By Robyn Hagan Cain on February 14, 2012 | Last updated on March 21, 2019

Larry Davis was terminated from his position as Senior Humane Officer (SHO) for Anderson, Indiana after refusing to support Kris Ockomon's successful mayoral campaign. Sounds shady, right?

According to the Seventh Circuit Court of Appeals, it may be shady, but it is still legal.

Last week, the appellate court affirmed a district court decision that Davis could be dismissed for political reasons because he held a policymaking position.

Before we expend too much effort sympathizing with Davis, there are three things we have to keep in mind.

  1. Davis didn't spend his whole life dreaming of becoming SHO; he was appointed after he worked on Mark Lawler's successful mayoral campaign.

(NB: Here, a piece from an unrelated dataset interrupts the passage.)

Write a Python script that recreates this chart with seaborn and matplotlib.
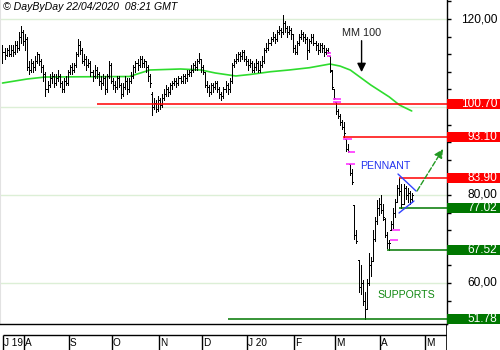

He requested numerous other positions, all of which were filled by other candidates.
  2. Davis ousted the previous SHO, Pam Marshall, when Mark Lawler appointed him. Marshall, just like Davis, sued, claiming she could not be replaced based on political affiliation. Marshall eventually settled.
  3. During his SHO tenure, Davis sought assurances from city officials that he couldn't be replaced for political reasons because he didn't want to suffer Marshall's fate. (Hypocritical, right?)

Davis claimed that the city violated his First and Fourteenth Amendment rights by replacing him for political reasons.

Applying Riley v. Blagojevich, the district court first determined that the official job description controlled the analysis of whether Davis could be replaced for political reasons; the job description was deemed reliable because it had been created by an independent consulting firm. Since the job description included a number of duties involving significant discretionary authority, the district court found that Davis was a policy-maker, and that therefore his termination was proper.

Davis appealed, and the Seventh Circuit Court of Appeals affirmed, finding that city ordinances authorized the SHO to exercise policymaking discretion, so Davis could be dismissed for political reasons.

Davis isn't the only loser in this case; the animals of Anderson also received bad news from the court. According to the Seventh Circuit Court of Appeals, Davis' successor, Larry Russell, was "as equally unqualified for the position as Davis had been when he was appointed in 1988."